What’s powerful is that it’s not a dumb “do N things in parallel.” The patterns underneath are the ones you’d apply by hand if you had the time and ten clones:

  • Fan-out: N agents searching the same thing in different ways (by container, by content, by entity), each blind to what the others see.
  • Pipeline instead of a barrier: each finding moves to the next stage as soon as it’s ready, without waiting for all the others. That way the total time is the slowest chain, not the sum.
  • Majority adversarial verification: for each finding, several independent skeptics try to knock it down; if the majority refutes it, it’s discarded. That’s what kills the “plausible but wrong” ones.
  • Loop-until-dry: keep searching until several consecutive rounds turn up nothing new, so you don’t fall short on the long tail of edge cases.
  • Budget: scale the number of agents to the spend you set. You decide how much the answer is worth.

Conceptually, the script the model writes for an exhaustive review comes out something like this:

 1const dimensions = ['security', 'concurrency', 'performance']
 2
 3// For each dimension: find → verify each finding in parallel.
 4// The pipeline does NOT wait for all of them to finish before verifying.
 5const findings = await pipeline(dimensions,
 6  dim  => agent(`Find ${dim} bugs in the diff`),
 7  list => parallel(list.map(bug =>
 8    agent(`Try to REFUTE this bug: ${bug}. Default to false if unsure.`)
 9  ))
10)
11const confirmed = findings.flat().filter(f => f.isReal)

Where it shows the most is in what used to be a slog: repository-scale migrations (hundreds of thousands of lines from start to finish), reviews that touch all of the code at once, or sweeps where a single agent would have gotten lost. And it connects with another improvement in this version that’s no coincidence: Opus 4.8 is about four times less likely to wave through flawed code, with a more than tenfold drop in overconfidence. It makes sense: when your own system carries adversarial verification inside, far fewer things slip past.

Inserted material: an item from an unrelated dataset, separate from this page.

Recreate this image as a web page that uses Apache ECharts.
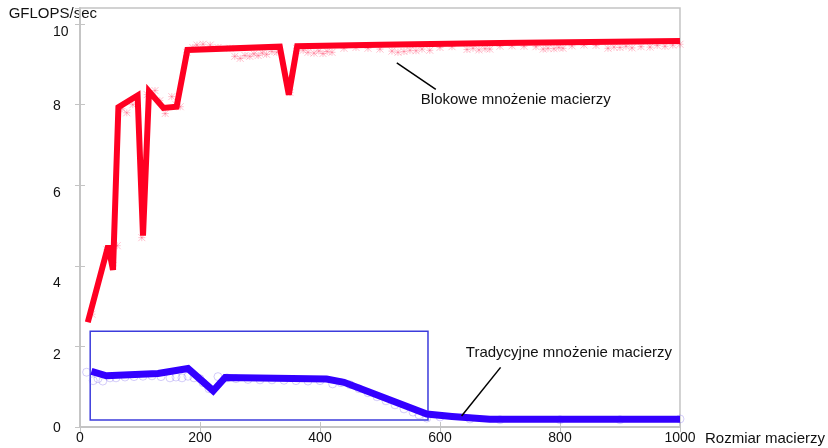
<!DOCTYPE html>
<html><head><meta charset="utf-8">
<script src="https://cdn.jsdelivr.net/npm/echarts@6/dist/echarts.min.js"></script>
<style>html,body{margin:0;padding:0;background:#fff}#c{width:828px;height:448px}</style>
</head><body><div id="c"></div>
<script>
// ---- data ----
const xTickLabels = [0, 200, 400, 600, 800, 1000];
const yTickLabels = [0, 2, 4, 6, 8, 10];
const xName = 'Rozmiar macierzy';
const yName = 'GFLOPS/sec';

const blokoweName = 'Blokowe mnożenie macierzy';
const blokoweX = [13, 47, 55, 64, 96, 105, 115, 139, 161, 179, 333, 348, 362, 500, 700, 1000];
const blokoweY = [2.6, 4.5, 3.9, 7.94, 8.23, 4.75, 8.33, 7.92, 7.95, 9.36, 9.44, 8.25, 9.45, 9.49, 9.53, 9.58];
const blokoweMarkX = [20, 45, 55, 62, 70, 78, 88, 103, 112, 125, 133, 142, 153, 160, 167, 178, 188, 195, 205, 217, 230, 250, 258, 267, 275, 283, 290, 297, 304, 311, 320, 328, 350, 361, 372, 380, 390, 398, 405, 412, 420, 440, 460, 480, 500, 520, 530, 540, 550, 560, 570, 583, 600, 620, 645, 655, 665, 675, 683, 700, 720, 740, 760, 772, 780, 790, 798, 805, 820, 840, 860, 880, 890, 900, 910, 920, 935, 950, 962, 975, 988, 1000];
const blokoweMarkY = [2.8, 4.4, 4.0, 4.5, 7.9, 7.8, 8.0, 4.7, 8.25, 8.35, 8.1, 7.78, 8.2, 8.0, 7.95, 9.3, 9.42, 9.48, 9.5, 9.48, 9.42, 9.4, 9.2, 9.15, 9.22, 9.2, 9.26, 9.22, 9.28, 9.25, 9.32, 9.3, 8.3, 9.4, 9.35, 9.3, 9.28, 9.33, 9.27, 9.32, 9.3, 9.4, 9.42, 9.4, 9.38, 9.33, 9.3, 9.32, 9.35, 9.34, 9.38, 9.35, 9.42, 9.44, 9.37, 9.4, 9.36, 9.39, 9.38, 9.45, 9.46, 9.45, 9.44, 9.38, 9.4, 9.39, 9.42, 9.4, 9.46, 9.48, 9.47, 9.4, 9.43, 9.42, 9.45, 9.41, 9.44, 9.43, 9.47, 9.45, 9.48, 9.5];

const tradName = 'Tradycyjne mnożenie macierzy';
const tradX = [19, 44, 130, 180, 222, 242, 411, 440, 578, 620, 683, 1000];
const tradY = [1.38, 1.27, 1.33, 1.45, 0.9, 1.23, 1.19, 1.11, 0.32, 0.26, 0.19, 0.19];
const tradMarkX = [11, 22, 30, 38, 50, 60, 75, 90, 105, 120, 135, 150, 160, 170, 180, 190, 200, 205, 215, 230, 245, 260, 280, 300, 320, 340, 360, 380, 400, 421, 435, 450, 465, 480, 495, 510, 525, 540, 555, 565, 578, 600, 650, 700, 800, 900, 1000];
const tradMarkY = [1.36, 1.15, 1.2, 1.14, 1.22, 1.22, 1.24, 1.25, 1.26, 1.27, 1.25, 1.22, 1.24, 1.22, 1.26, 1.22, 1.2, 1.1, 0.95, 1.25, 1.22, 1.2, 1.18, 1.17, 1.17, 1.16, 1.15, 1.14, 1.15, 1.07, 1.1, 1.05, 0.95, 0.85, 0.75, 0.65, 0.55, 0.45, 0.37, 0.3, 0.22, 0.25, 0.2, 0.18, 0.18, 0.18, 0.2];

// annotation anchors (data coordinates)
const boxCorners = [[17, 2.375], [580, 0.175]];
const blokowePointer = [[528, 9.04], [593, 8.38]];
const blokoweLabelAt = [568, 8.11];
const tradPointer = [[701, 1.48], [636, 0.275]];
const tradLabelAt = [643, 1.83];

// ---- chart ----
const zip = (xs, ys) => xs.map((x, i) => [x, ys[i]]);
const yLabelShift = {0: 1, 2: 9, 4: 17, 6: 8, 8: 1, 10: 8};
const rich = {};
yTickLabels.forEach(v => { rich['s' + v] = {fontSize: 14, fontFamily: 'Liberation Sans', color: '#111', padding: [2 * yLabelShift[v], 0, 0, 0]}; });

const frameColor = '#c4c4c4';
const chart = echarts.init(document.getElementById('c'), null, {renderer: 'canvas'});
chart.setOption({
  animation: false,
  backgroundColor: '#fff',
  textStyle: {fontFamily: 'Liberation Sans'},
  grid: {left: 80, right: 148, top: 8, bottom: 21, show: true, borderColor: frameColor, borderWidth: 1.5},
  xAxis: [{
    type: 'value', min: 0, max: 1000, interval: 200,
    name: xName, nameLocation: 'end', nameGap: 25,
    nameTextStyle: {fontSize: 15, color: '#111', align: 'left', verticalAlign: 'top', padding: [4, 0, 0, 0]},
    axisLine: {show: true, lineStyle: {color: frameColor, width: 1.5}},
    axisTick: {show: true, inside: true, length: 5, lineStyle: {color: frameColor}},
    axisLabel: {fontSize: 14, color: '#111', margin: 4,
      formatter: v => (xTickLabels.indexOf(v) >= 0 ? String(v) : '')},
    splitLine: {show: false}
  }, {
    type: 'value', position: 'top', min: 0, max: 1000, interval: 200,
    axisLine: {show: true, lineStyle: {color: frameColor, width: 1.5}},
    axisTick: {show: true, inside: true, length: 5, lineStyle: {color: frameColor}},
    axisLabel: {show: false}, splitLine: {show: false}
  }],
  yAxis: [{
    type: 'value', min: 0, max: 10.4, interval: 2,
    name: yName, nameLocation: 'end', nameGap: -6,
    nameTextStyle: {fontSize: 15, color: '#111', align: 'right', verticalAlign: 'middle', padding: [0, -17, 0, 0]},
    axisLine: {show: true, lineStyle: {color: frameColor, width: 1.5}},
    axisTick: {show: true, inside: true, length: 5, lineStyle: {color: frameColor}},
    axisLabel: {
      align: 'left', margin: 27, showMaxLabel: false,
      formatter: v => (yTickLabels.indexOf(v) >= 0 ? '{s' + v + '|' + v + '}' : ''),
      rich: rich
    },
    splitLine: {show: false}
  }, {
    type: 'value', position: 'right', min: 0, max: 10.4, interval: 2,
    axisLine: {show: true, lineStyle: {color: frameColor, width: 1.5}},
    axisTick: {show: true, inside: true, length: 5, lineStyle: {color: frameColor}},
    axisLabel: {show: false}, splitLine: {show: false}
  }],
  series: [
    {
      type: 'scatter', name: tradName + ' (pomiary)', data: zip(tradMarkX, tradMarkY),
      symbol: 'circle', symbolSize: 8,
      itemStyle: {color: 'rgba(0,0,0,0)', borderColor: 'rgba(120,100,235,0.4)', borderWidth: 1},
      z: 1
    },
    {
      type: 'scatter', name: blokoweName + ' (pomiary)', data: zip(blokoweMarkX, blokoweMarkY),
      symbol: 'path://M0,0L10,10M10,0L0,10M5,0L5,10M0,5L10,5', symbolSize: 7,
      itemStyle: {color: 'rgba(0,0,0,0)', borderColor: 'rgba(255,60,100,0.4)', borderWidth: 1},
      z: 1
    },
    {
      type: 'line', name: tradName, data: zip(tradX, tradY),
      showSymbol: false, symbol: 'none',
      lineStyle: {color: '#3300ff', width: 7, join: 'miter', miterLimit: 3},
      z: 3,
      markArea: {
        silent: true,
        itemStyle: {color: 'rgba(0,0,0,0)', borderColor: '#3c3cdc', borderWidth: 1.5},
        data: [[{coord: boxCorners[0]}, {coord: boxCorners[1]}]]
      },
      markLine: {
        silent: true, symbol: 'none', label: {show: false},
        lineStyle: {color: '#000', width: 1.5, type: 'solid'},
        data: [[{coord: tradPointer[0]}, {coord: tradPointer[1]}]]
      },
      markPoint: {
        silent: true, symbol: 'circle', symbolSize: 0,
        label: {show: true, position: 'right', distance: 0, formatter: tradName, fontSize: 15, color: '#111'},
        data: [{coord: tradLabelAt}]
      }
    },
    {
      type: 'line', name: blokoweName, data: zip(blokoweX, blokoweY),
      showSymbol: false, symbol: 'none',
      lineStyle: {color: '#ff0022', width: 6, join: 'miter', miterLimit: 3},
      z: 3,
      markLine: {
        silent: true, symbol: 'none', label: {show: false},
        lineStyle: {color: '#000', width: 1.5, type: 'solid'},
        data: [[{coord: blokowePointer[0]}, {coord: blokowePointer[1]}]]
      },
      markPoint: {
        silent: true, symbol: 'circle', symbolSize: 0,
        label: {show: true, position: 'right', distance: 0, formatter: blokoweName, fontSize: 15, color: '#111'},
        data: [{coord: blokoweLabelAt}]
      }
    }
  ]
});
</script>
</body></html>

Using it in Claude Code, the feeling is strange: I have to get into the detail less and less. Where I used to dictate —do this, then that, verify the other thing— now I describe the goal and it’s the model that splits the work among its swarm and self-corrects. The question stops being “what steps do I dictate?” and becomes “what do I want to achieve, and how do I verify it actually achieved it?”.

The new division of labor

The model orchestrating the steps doesn’t leave you without a job: it pushes you upward. You’re still the architect —deciding what to build and why— and the QA —checking that what’s built actually works—. No swarm of subagents delegates that. What changes is that the edge is no longer typing speed, or even prompt-craft: it’s systems thinking, knowing how to decompose a problem and how to verify an answer. Exactly the two things an agent —however many of them there are— still doesn’t decide for you.

The free ride is over. But whoever knows how to set up the orchestra won’t miss it.